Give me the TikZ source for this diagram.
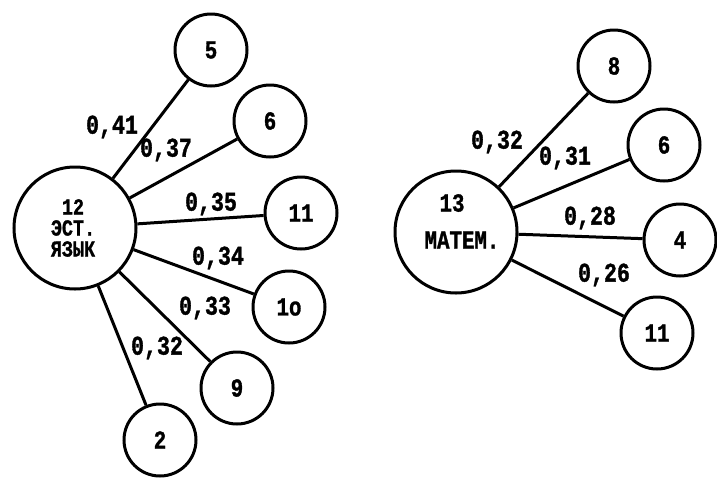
\documentclass[tikz,border=0pt]{standalone}
\usepackage{fontspec}
\newfontfamily\tw{Liberation Mono}[FakeStretch=0.8,FakeBold=1.2]
\begin{document}
\begin{tikzpicture}[x=1pt,y=-1pt,
  lw/.style={line width=3pt},
  big/.style={circle,draw,lw,minimum size=122pt,inner sep=0pt},
  small/.style={circle,draw,lw,minimum size=72pt,inner sep=0pt,font=\tw\bfseries\fontsize{26}{26}\selectfont},
  txt/.style={inner sep=0pt,font=\tw\bfseries\fontsize{26}{26}\selectfont},
  wt/.style={inner sep=0pt,font=\tw\bfseries\fontsize{27}{27}\selectfont},
  edge/.style={lw}]
\useasboundingbox (0,0) rectangle (717,477);
% left star
\node[big] (A) at (75,228) {};
\node[txt,align=center,font=\tw\bfseries\fontsize{23}{21}\selectfont] (At) at (73,228) {12\\ЭСТ.\\ЯЗЫК};
\node[small] (L5) at (211,50) {5};
\node[small] (L6) at (270,121) {6};
\node[small] (L11) at (301,213) {11};
\node[small] (L10) at (289,307) {1o};
\node[small] (L9) at (237,388) {9};
\node[small] (L2) at (160,440) {2};
\draw[edge] (A) -- (L5);
\draw[edge] (A) -- (L6);
\draw[edge] (A) -- (L11);
\draw[edge] (A) -- (L10);
\draw[edge] (A) -- (L9);
\draw[edge] (A) -- (L2);
\node[wt] (w1) at (112,127) {0,41};
\node[wt] (w2) at (166,150) {0,37};
\node[wt] (w3) at (211,204) {0,35};
\node[wt] (w4) at (218,258) {0,34};
\node[wt] (w5) at (205,308) {0,33};
\node[wt] (w6) at (157,348) {0,32};
% right star
\node[big] (B) at (456,232) {};
\node[txt] (B1) at (452,203) {13};
\node[txt] (B2) at (462,240) {МАТЕМ.};
\node[small] (R8) at (614,66) {8};
\node[small] (R6) at (664,145) {6};
\node[small] (R4) at (680,240) {4};
\node[small] (R11) at (657,333) {11};
\draw[edge] (B) -- (R8);
\draw[edge] (B) -- (R6);
\draw[edge] (B) -- (R4);
\draw[edge] (B) -- (R11);
\node[wt] (v1) at (497,142) {0,32};
\node[wt] (v2) at (565,158) {0,31};
\node[wt] (v3) at (590,218) {0,28};
\node[wt] (v4) at (604,275) {0,26};
\end{tikzpicture}
\end{document}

○ ○ ○ ○

Write the full listing out again with every line unchanged, but include no pictures.

Give me the TikZ source for this diagram.
\documentclass[tikz,border=0pt]{standalone}
\usepackage{fontspec}
\newfontfamily\tw{Liberation Mono}[FakeStretch=0.8,FakeBold=1.2]
\begin{document}
\begin{tikzpicture}[x=1pt,y=-1pt,
  lw/.style={line width=3pt},
  big/.style={circle,draw,lw,minimum size=122pt,inner sep=0pt},
  small/.style={circle,draw,lw,minimum size=72pt,inner sep=0pt,font=\tw\bfseries\fontsize{26}{26}\selectfont},
  txt/.style={inner sep=0pt,font=\tw\bfseries\fontsize{26}{26}\selectfont},
  wt/.style={inner sep=0pt,font=\tw\bfseries\fontsize{27}{27}\selectfont},
  edge/.style={lw}]
\useasboundingbox (0,0) rectangle (717,477);
% left star
\node[big] (A) at (75,228) {};
\node[txt,align=center,font=\tw\bfseries\fontsize{23}{21}\selectfont] (At) at (73,228) {12\\ЭСТ.\\ЯЗЫК};
\node[small] (L5) at (211,50) {5};
\node[small] (L6) at (270,121) {6};
\node[small] (L11) at (301,213) {11};
\node[small] (L10) at (289,307) {1o};
\node[small] (L9) at (237,388) {9};
\node[small] (L2) at (160,440) {2};
\draw[edge] (A) -- (L5);
\draw[edge] (A) -- (L6);
\draw[edge] (A) -- (L11);
\draw[edge] (A) -- (L10);
\draw[edge] (A) -- (L9);
\draw[edge] (A) -- (L2);
\node[wt] (w1) at (112,127) {0,41};
\node[wt] (w2) at (166,150) {0,37};
\node[wt] (w3) at (211,204) {0,35};
\node[wt] (w4) at (218,258) {0,34};
\node[wt] (w5) at (205,308) {0,33};
\node[wt] (w6) at (157,348) {0,32};
% right star
\node[big] (B) at (456,232) {};
\node[txt] (B1) at (452,203) {13};
\node[txt] (B2) at (462,240) {МАТЕМ.};
\node[small] (R8) at (614,66) {8};
\node[small] (R6) at (664,145) {6};
\node[small] (R4) at (680,240) {4};
\node[small] (R11) at (657,333) {11};
\draw[edge] (B) -- (R8);
\draw[edge] (B) -- (R6);
\draw[edge] (B) -- (R4);
\draw[edge] (B) -- (R11);
\node[wt] (v1) at (497,142) {0,32};
\node[wt] (v2) at (565,158) {0,31};
\node[wt] (v3) at (590,218) {0,28};
\node[wt] (v4) at (604,275) {0,26};
\end{tikzpicture}
\end{document}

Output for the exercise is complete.